Maharashtra is set to get a new Lokayukta, a post that has been vacant for 10 months, and the announcement is likely to be made by CM Devendra Fadnavis next month.
The Lokayukta, an apex institution for probing charges of corruption in the state administration, has been vacant since July 1 last year, when the term of the previous Lokayukta Justice (retd) Purshottam B Gaikwad came to an end.
The Upa (deputy) Lokayutka post has been vacant since November last.
Acting High Court Justice P V Hardas is a frontrunner for the Lokayukta’s post, sources said. Justice Hardas, who is second after Chief Justice Mohit Shah in the order of seniority among the judges in the Bombay High Court, will retire in June, sources said. Justice Hardas hails from Nagpur.
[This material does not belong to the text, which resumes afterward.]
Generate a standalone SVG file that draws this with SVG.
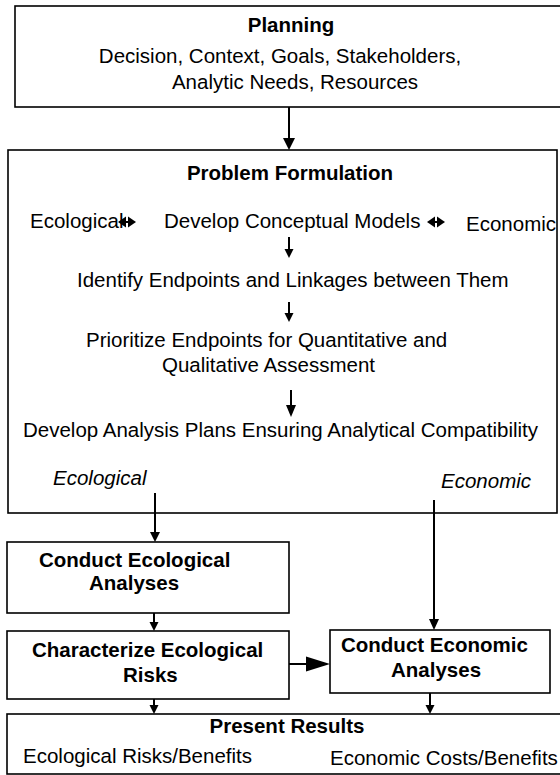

Government sources said that Fadnavis, along with the Leader of Opposition in the state legislature Radhakrishna Vikhe-Patil, held discussions with the Chief Justice in this regard. Over 4,000 cases were pending with Lokayukta, sources said.
In consultation with the Lokayukta, a Upa Lokayukta will be nominated. The trend has been to nominate a retired IAS officer.
When Fadnavis, who now heads the BJP-led government in the state, was an Opposition lawmaker, he had often attacked the then Congress-Nationalist Congress Party regime for “rendering the anti-corruption watchdog virtually ineffective.” He had even introduced a private member bill proposing more teeth to the Lokayukta.
Senior officials in the Lokayukta’s office had said that the top two posts being vacant, the institution has not been able to submit recommendations to the government. The same officials had argued that they continue to hold hearings on complaints. In the absence of the Lokayukta and the Upa Lokayukta, principal district judge (retd) P B Jadhav, a registrar in the Lokayukta’s office, is holding fort. Jadhav’s term will come to an end in June.
A difference of opinion on who should be appointed the Lokayukta is believed to have been the reason for the 10-month delay, sources said.
Maharashtra was the first to enact the Lokayukta and Upa Lokayukta Act in 1971.
Senior officials admitted that the appointments alone won’t help much, as the Lokayukta is a “forum without teeth”. “It is more of a symbolic institution and has no powers to investigate or act against errant government functionaries. It can only recommend action in such cases to the government,” a source said.